Construction of an exotic measure: Dyadic doubling and triadic doubling does not imply doubling

Abstract

What kinds of properties of measures, and of functions, must necessarily hold in a continuous setting if they hold in certain martingale settings? And for which martingale settings? Consider the doubling property enjoyed by some measures, of importance in both harmonic analysis and complex analysis. It is known that if a measure is (dyadic) doubling with respect to the standard lattice of dyadic intervals in the real line, and also with respect to certain translations of that dyadic lattice, then the measure has the doubling property on all intervals.
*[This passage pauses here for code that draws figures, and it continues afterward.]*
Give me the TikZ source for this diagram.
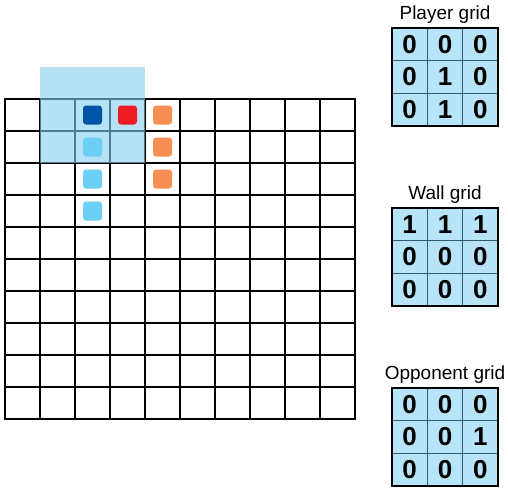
\documentclass[tikz,border=0pt]{standalone}
\usepackage{fontspec}
\setmainfont{Liberation Sans}

\definecolor{cellblue}{RGB}{183,228,248}
\definecolor{hiblue}{RGB}{135,206,240}
\definecolor{gridteal}{RGB}{48,92,108}
\definecolor{headblue}{RGB}{0,84,166}
\definecolor{headred}{RGB}{237,28,36}
\definecolor{tailorange}{RGB}{247,143,84}
\definecolor{tailblue}{RGB}{108,207,246}

\tikzset{
  token/.style={rounded corners=3, minimum size=19, inner sep=0pt},
  digit/.style={font=\bfseries\fontsize{26}{26}\selectfont, inner sep=0pt},
  gridtitle/.style={font=\fontsize{19}{19}\selectfont, anchor=base}
}

% small 3x3 grid: name, top y, title, values
\newcommand{\minigrid}[4]{%
  \fill[cellblue] (392,#2) rectangle (498,#2+98);
  \foreach \k in {1,2} {
    \draw[gridteal, line width=1.6] (392+\k*35.33,#2) -- (392+\k*35.33,#2+98);
    \draw[gridteal, line width=1.6] (392,#2+\k*32.67) -- (498,#2+\k*32.67);
  }
  \draw[line width=2.2] (392,#2) rectangle (498,#2+98);
  \node[gridtitle] (#1-title) at (445,#2-9) {#3};
  \foreach \row [count=\r from 0] in {#4} {
    \foreach \v [count=\c from 0] in \row {
      \node[digit] (#1-\r-\c) at (392+17.67+\c*35.33,#2+16.33+\r*32.67) {\v};
    }
  }
}

\begin{document}
\begin{tikzpicture}[x=1pt, y=-1pt, line cap=rect]
  \useasboundingbox (0,0) rectangle (508,488);

  % board 10 x 10
  \def\cw{35}
  \def\ch{32}
  \foreach \i in {0,...,10} {
    \draw[line width=2.3] (5+\i*\cw,99) -- (5+\i*\cw,419);
    \draw[line width=2.3] (5,99+\i*\ch) -- (355,99+\i*\ch);
  }

  % field of view
  \fill[hiblue, opacity=0.6] (40,67) rectangle (145,163);

  % snakes
  \node[token, fill=headblue]   (me)    at (5+2.5*\cw,99+0.5*\ch) {};
  \node[token, fill=tailblue]   (me1)   at (5+2.5*\cw,99+1.5*\ch) {};
  \node[token, fill=tailblue]   (me2)   at (5+2.5*\cw,99+2.5*\ch) {};
  \node[token, fill=tailblue]   (me3)   at (5+2.5*\cw,99+3.5*\ch) {};
  \node[token, fill=headred]    (foe)   at (5+3.5*\cw,99+0.5*\ch) {};
  \node[token, fill=tailorange] (foe1)  at (5+4.5*\cw,99+0.5*\ch) {};
  \node[token, fill=tailorange] (foe2)  at (5+4.5*\cw,99+1.5*\ch) {};
  \node[token, fill=tailorange] (foe3)  at (5+4.5*\cw,99+2.5*\ch) {};

  % observation grids
  \minigrid{player}{28}{Player grid}{{0,0,0},{0,1,0},{0,1,0}}
  \minigrid{wall}{208}{Wall grid}{{1,1,1},{0,0,0},{0,0,0}}
  \minigrid{opp}{388}{Opponent grid}{{0,0,0},{0,0,1},{0,0,0}}
\end{tikzpicture}
\end{document}
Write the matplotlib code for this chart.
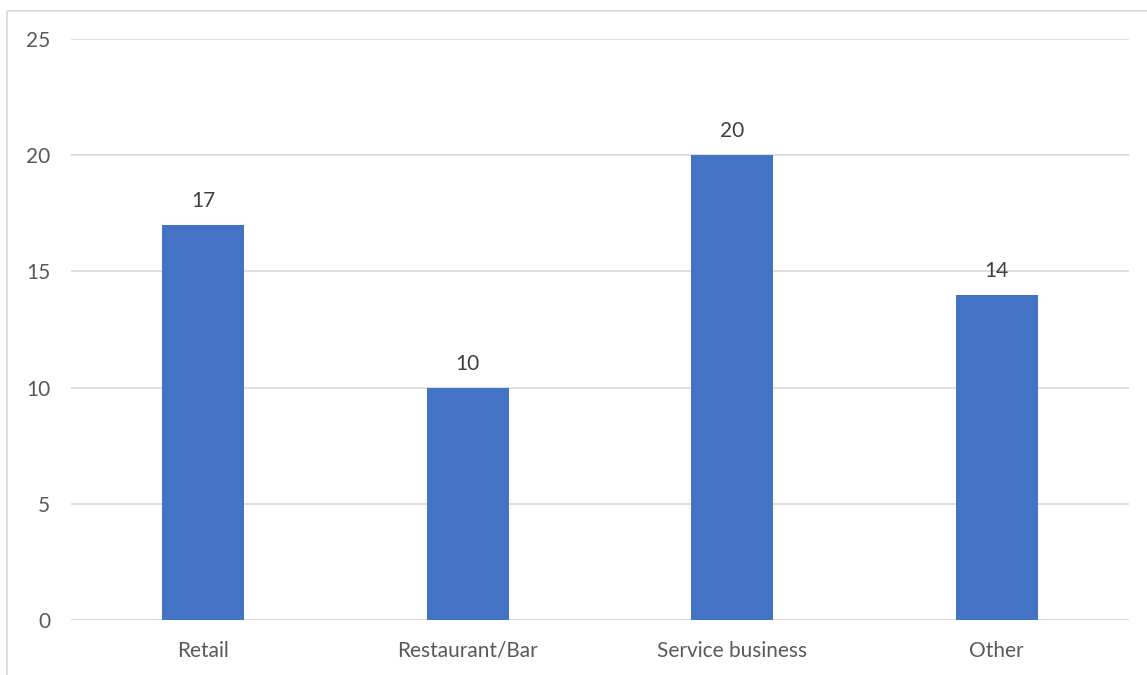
import matplotlib.pyplot as plt
from matplotlib.lines import Line2D

categories = ['Retail', 'Restaurant/Bar', 'Service business', 'Other']
values = [17, 10, 20, 14]
y_ticks = [0, 5, 10, 15, 20, 25]

W, H = 1147, 675
fig = plt.figure(figsize=(W / 100, H / 100), dpi=100)
plt.rcParams['font.family'] = ['Lato', 'DejaVu Sans']

ax = fig.add_axes([71 / W, (H - 620) / H, (1129 - 71) / W, (620 - 39) / H])

x = range(len(categories))
bars = ax.bar(x, values, width=0.31, color='#4472C4', zorder=3)
for b, v in zip(bars, values):
    ax.text(b.get_x() + b.get_width() / 2, v + 0.6, str(v), ha='center', va='bottom',
            fontsize=15, color='#404040')

ax.set_xlim(-0.5, len(categories) - 0.5)
ax.set_ylim(0, 25)
ax.set_yticks(y_ticks)
ax.set_xticks(list(x))
ax.set_xticklabels(categories)
ax.grid(axis='y', color='#D9D9D9', linewidth=1.2, zorder=0)
ax.tick_params(axis='both', length=0, labelsize=15, labelcolor='#595959')
ax.tick_params(axis='y', pad=15)
ax.tick_params(axis='x', pad=15)
for s in ax.spines.values():
    s.set_visible(False)
ax.axhline(0, color='#D9D9D9', linewidth=1.5, zorder=2)

# chart frame (partly cut off at right and bottom)
fig.add_artist(Line2D([7.5 / W, 7.5 / W, 1.0], [0.0, (H - 10.5) / H, (H - 10.5) / H],
                      transform=fig.transFigure, color='#D9D9D9', linewidth=1.2))

fig.savefig('out.png', dpi=100)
Analogous results hold for functions of bounded mean oscillation (BMO), and also for Muckenhoupt's Ap weights, for reverse Hölder weights, and for functions of vanishing mean oscillation (VMO), both on Euclidean spaces and on one-parameter or product spaces of homogeneous type in the sense of Coifman and Weiss. By contrast, as we show here, a measure that is doubling both with respect to the standard lattice of dyadic intervals and also with respect to a lattice of triadic intervals need not be doubling on all intervals. In other words, the doubling property is not necessarily inherited from the dyadic and triadic martingale settings to the continuous setting. The proof is by means of an intricate construction, yielding measures that are both dyadic and triadic doubling but not doubling, and making use of some number-theoretic properties of dyadic and triadic rational numbers.